Robert Fulford’s comments about my political influence (March 10) were illustrated with a picture of an unidentified “man” giving a Nazi salute at a recent event of which I know nothing and headlined “How the alt-right’s godfather transformed our world (not in a good way).” Fulford writes that I once “nourished thoughts that seemed at best eccentric but now form everyday conversation online.” I am, he says, “a major source” of the alt-right’s “ideas and attitudes.”
These revelations about me omit the fact that I am a Jew, whose cousins were killed by the Nazis. Thus any suggestion that I might be associated with what is depicted as a neo-Nazi movement is especially offensive. This association, moreover, has nothing to do with reality.
Allow me to call attention to Robert Fulford’s more glaring (and, given his reputation, more disappointing) errors in his depiction of my life and career: I was not a philosophy professor, but a professor of humanities with an endowed chair, who taught among other subjects classical Greek. I didn’t merely spout “eccentric” opinions but produced a substantial body of scholarly literature that has been translated into several foreign languages. George Hawley’s scrupulously researched study Making Sense of the Alt-Right notes that my scholarship on the interwar European right influenced profoundly the American dissident right, among others. Among those who drew selectively from my scholarship was the alt-right figure Richard Spencer. But this hardly proves that I share all of Spencer’s present or even past views. Nor have I been exclusively associated with the right. For years I also published in journals of the left.
Fulford asks that, since I am apparently a “man of the right,” why not “join the traditionally right-wing Republican Party?”
Here we get to the heart of the problem: Fulford should familiarize himself with what Hawley calls the Old Right position that I’ve defended. This includes opposition to promiscuous foreign interventionism, the National Security State, social engineering, non-traditional mass immigration, and more. Yet these are all policies that Republicans like Mitt Romney, John Kasich, the Bush family and other representatives of this “traditionally right-wing” party accept.
Fulford writes that I was “one of those few intellectuals who support Donald Trump.” Indeed, I may have been launched into cosmic significance by that monster. It is true that I once thought that Trump represented a break with the American uni-party consensus and its disastrous policies. I’m not sure about that anymore.
I do know Richard Spencer and worked with him in 2010 when he edited the Taki’s Magazine website.

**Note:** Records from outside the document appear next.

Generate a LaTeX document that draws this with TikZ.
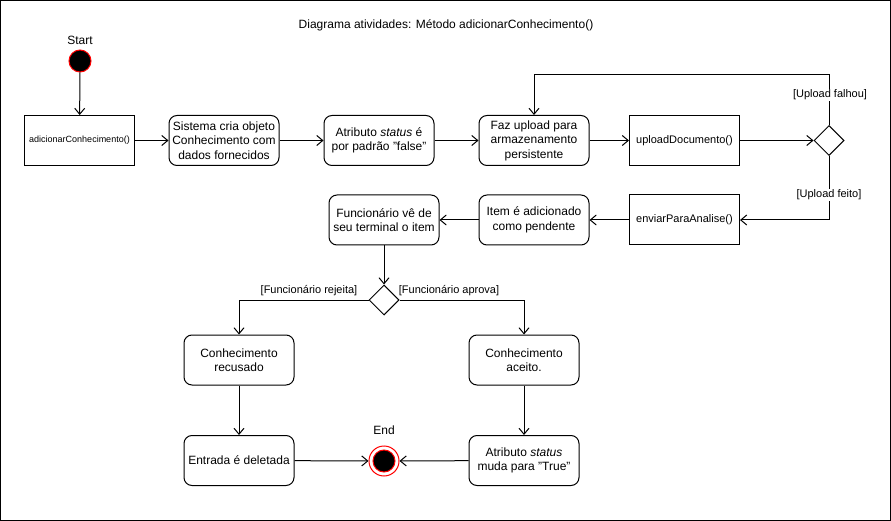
\documentclass[tikz,border=0pt]{standalone}
\usepackage{fontspec}
\setmainfont{Liberation Sans}
\usetikzlibrary{shapes.geometric, arrows.meta, positioning}

\begin{document}
\begin{tikzpicture}[x=1pt, y=-1pt, line width=1pt,
  act/.style={draw, rounded corners=8pt, minimum width=110pt, minimum height=50pt,
              inner sep=2pt, align=center, font=\fontsize{12}{14.5}\selectfont},
  mth/.style={draw, minimum width=110pt, minimum height=50pt, inner sep=2pt,
              align=center, font=\fontsize{11}{13}\selectfont},
  dec/.style={draw, diamond, minimum width=30pt, minimum height=30pt, inner sep=0pt},
  cnd/.style={font=\fontsize{11}{13}\selectfont, inner sep=1pt},
  arr/.style={-{Straight Barb[length=6pt, width=10pt]}},
]
\useasboundingbox (0,0) rectangle (891,521);
\draw (0.5,0.5) rectangle (890.5,520.5);

\node[font=\fontsize{12}{14}\selectfont] (title) at (446,25) {Diagrama atividades: Método adicionarConhecimento()};

% Upload phase
\node[circle, draw=red, fill=black, minimum size=22pt, inner sep=0pt] (start) at (80,61) {};
\node[font=\fontsize{12}{14}\selectfont] (startlbl) at (80,40) {Start};
\node[mth, font=\fontsize{9}{11}\selectfont] (adic) at (79.5,140.5) {adicionarConhecimento()};
\node[act] (sis) at (224,140.5) {Sistema cria objeto\\Conhecimento com\\dados fornecidos};
\node[act] (attr) at (379,140.5) {Atributo \textit{status} é\\por padrão {\char34}false{\char34}};
\node[act] (faz) at (534,140.5) {Faz upload para\\armazenamento\\persistente};
\node[mth] (upl) at (684.5,140.5) {uploadDocumento()};
\node[dec] (dec1) at (829,140.5) {};
\coordinate (loop) at (534,75);

\draw[arr] (start) -- (adic);
\draw[arr] (adic) -- (sis);
\draw[arr] (sis) -- (attr);
\draw[arr] (attr) -- (faz);
\draw[arr] (faz) -- (upl);
\draw[arr] (upl) -- (dec1);
\draw[arr] (dec1.north) |- (loop) -- (faz.north);

% Analysis phase
\node[mth] (env) at (684.5,220) {enviarParaAnalise()};
\node[act] (item) at (534,220) {Item é adicionado\\como pendente};
\node[act] (func) at (384,220) {Funcionário vê de\\seu terminal o item};
\node[dec] (dec2) at (384,300) {};

\draw[arr] (dec1.south) |- (env.east);
\draw[arr] (env) -- (item);
\draw[arr] (item) -- (func);
\draw[arr] (func) -- (dec2);

\node[cnd, fill=white] (falhou) at (830,95) {[Upload falhou]};
\node[cnd, fill=white] (feito) at (829,195) {[Upload feito]};

% Outcomes
\node[act] (rec) at (239,360) {Conhecimento\\recusado};
\node[act] (acc) at (524,360) {Conhecimento\\aceito.};
\node[act] (del) at (239,460.5) {Entrada é deletada};
\node[act] (sts) at (524,460.5) {Atributo \textit{status}\\muda para {\char34}True{\char34}};
\node[circle, draw=red, fill=white, minimum size=30pt, inner sep=0pt] (end) at (384,461) {};
\node[circle, draw=red, fill=black, minimum size=22pt, inner sep=0pt] (endin) at (384,461) {};
\node[font=\fontsize{12}{14}\selectfont] (endlbl) at (384,430) {End};

\draw[arr] (dec2.west) -| (rec.north);
\draw[arr] (dec2.east) -| (acc.north);
\draw[arr] (rec) -- (del);
\draw[arr] (acc) -- (sts);
\draw[arr] (del) -- (end);
\draw[arr] (sts) -- (end);

\node[cnd] (rej) at (309,291) {[Funcionário rejeita]};
\node[cnd] (apr) at (449,291) {[Funcionário aprova]};
\end{tikzpicture}
\end{document}
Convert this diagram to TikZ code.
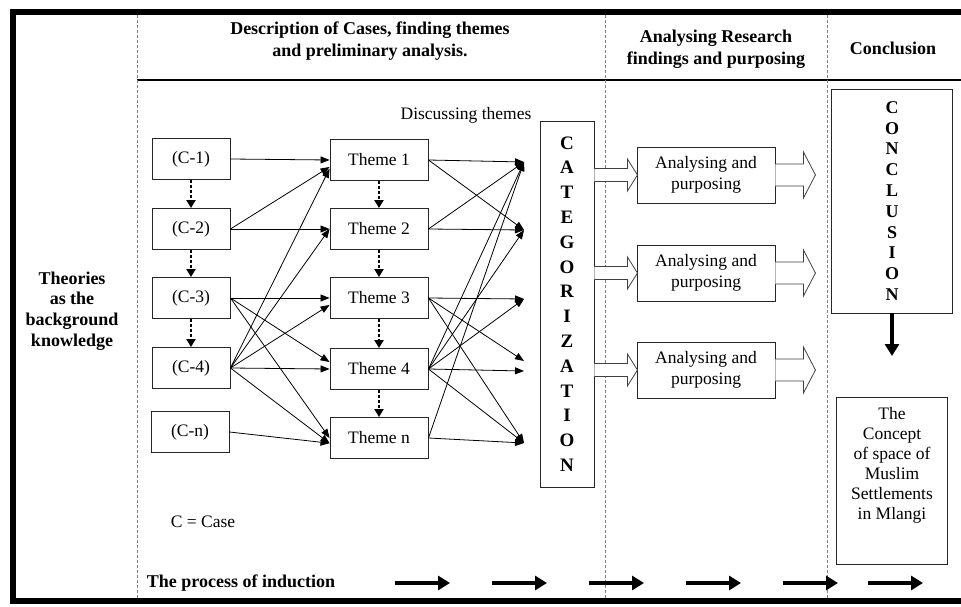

We did develop the term “Alternative Right” together — it was a headline he put on one of my articles. But my subsequent strategic differences with him are a matter of public record, which should have been noted.
I did not attend and had nothing to do with the Aug. 12, 2017, Charlottesville Unite The Right rally that Fulford discusses in the article. Despite my non-involvement, however, I should point out that his retelling of the established media storyline warrants correction: However distasteful we may find some of them, Unite the Right demonstrators had acquired a legal permit to protest peacefully against the dismantling of Confederate monuments. They were assaulted by an “antifa” mob, and police, far from protecting the UTR demonstrators’ rights, were instructed by the police chief to let the two groups fight it out. These facts have been established by the independent Heaphy Report and the police chief has been forced to resign.
The million-dollar question for me is why Fulford would unfairly associate a Jewish-American scholar of the dissident right by associating me with white supremacists and neo-Nazis. I have read some of Robert Fulford’s earlier journalism with pleasure. My late wife was from Toronto and I spent considerable time there in the 1970s and ’80s, when Fulford was already a celebrated Toronto author. Given my one-time favourable impression of his work, I trust his unfair attack on me is not characteristic of his recent prose.